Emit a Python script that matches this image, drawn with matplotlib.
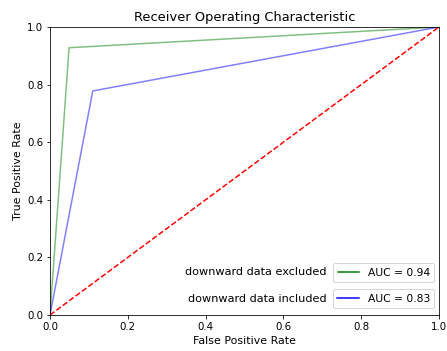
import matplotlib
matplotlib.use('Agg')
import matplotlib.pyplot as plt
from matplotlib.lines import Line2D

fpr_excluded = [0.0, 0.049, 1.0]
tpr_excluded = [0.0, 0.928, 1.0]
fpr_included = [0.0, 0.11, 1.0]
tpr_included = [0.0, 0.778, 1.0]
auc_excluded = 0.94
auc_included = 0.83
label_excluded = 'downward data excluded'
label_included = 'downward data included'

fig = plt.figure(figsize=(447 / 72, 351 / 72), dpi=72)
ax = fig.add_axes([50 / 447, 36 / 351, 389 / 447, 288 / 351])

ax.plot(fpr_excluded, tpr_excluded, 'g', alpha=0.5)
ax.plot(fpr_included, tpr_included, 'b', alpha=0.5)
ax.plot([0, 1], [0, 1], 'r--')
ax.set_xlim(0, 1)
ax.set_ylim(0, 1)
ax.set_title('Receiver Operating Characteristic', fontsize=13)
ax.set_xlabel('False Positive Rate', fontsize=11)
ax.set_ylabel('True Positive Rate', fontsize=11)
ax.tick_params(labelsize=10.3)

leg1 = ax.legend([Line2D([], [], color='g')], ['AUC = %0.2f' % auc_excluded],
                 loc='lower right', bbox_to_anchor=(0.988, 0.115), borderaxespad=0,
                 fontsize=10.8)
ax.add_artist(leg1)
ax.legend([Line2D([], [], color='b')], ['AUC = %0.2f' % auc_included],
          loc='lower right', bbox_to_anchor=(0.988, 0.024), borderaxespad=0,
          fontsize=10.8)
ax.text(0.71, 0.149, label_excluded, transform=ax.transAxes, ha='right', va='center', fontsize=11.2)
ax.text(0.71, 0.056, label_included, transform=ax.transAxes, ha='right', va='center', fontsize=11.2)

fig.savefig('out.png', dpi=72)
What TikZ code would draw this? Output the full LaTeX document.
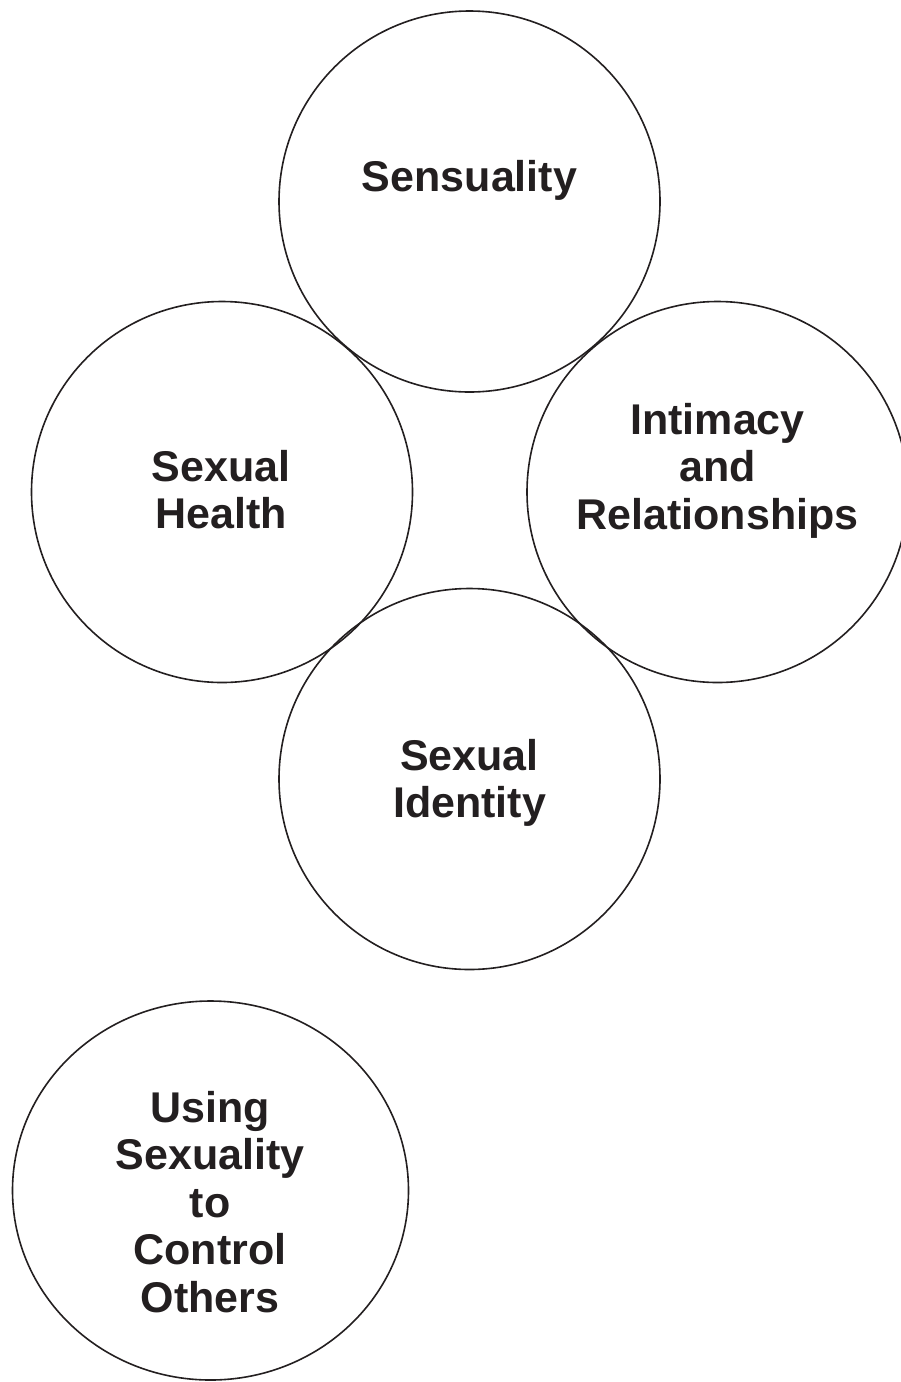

------------

**PROMPT:** Repeat the records above exactly, omitting every picture.

**RESPONSE:**
Emit a Python script that matches this image, drawn with matplotlib.
import matplotlib
matplotlib.use('Agg')
import matplotlib.pyplot as plt
from matplotlib.lines import Line2D

fpr_excluded = [0.0, 0.049, 1.0]
tpr_excluded = [0.0, 0.928, 1.0]
fpr_included = [0.0, 0.11, 1.0]
tpr_included = [0.0, 0.778, 1.0]
auc_excluded = 0.94
auc_included = 0.83
label_excluded = 'downward data excluded'
label_included = 'downward data included'

fig = plt.figure(figsize=(447 / 72, 351 / 72), dpi=72)
ax = fig.add_axes([50 / 447, 36 / 351, 389 / 447, 288 / 351])

ax.plot(fpr_excluded, tpr_excluded, 'g', alpha=0.5)
ax.plot(fpr_included, tpr_included, 'b', alpha=0.5)
ax.plot([0, 1], [0, 1], 'r--')
ax.set_xlim(0, 1)
ax.set_ylim(0, 1)
ax.set_title('Receiver Operating Characteristic', fontsize=13)
ax.set_xlabel('False Positive Rate', fontsize=11)
ax.set_ylabel('True Positive Rate', fontsize=11)
ax.tick_params(labelsize=10.3)

leg1 = ax.legend([Line2D([], [], color='g')], ['AUC = %0.2f' % auc_excluded],
                 loc='lower right', bbox_to_anchor=(0.988, 0.115), borderaxespad=0,
                 fontsize=10.8)
ax.add_artist(leg1)
ax.legend([Line2D([], [], color='b')], ['AUC = %0.2f' % auc_included],
          loc='lower right', bbox_to_anchor=(0.988, 0.024), borderaxespad=0,
          fontsize=10.8)
ax.text(0.71, 0.149, label_excluded, transform=ax.transAxes, ha='right', va='center', fontsize=11.2)
ax.text(0.71, 0.056, label_included, transform=ax.transAxes, ha='right', va='center', fontsize=11.2)

fig.savefig('out.png', dpi=72)
What TikZ code would draw this? Output the full LaTeX document.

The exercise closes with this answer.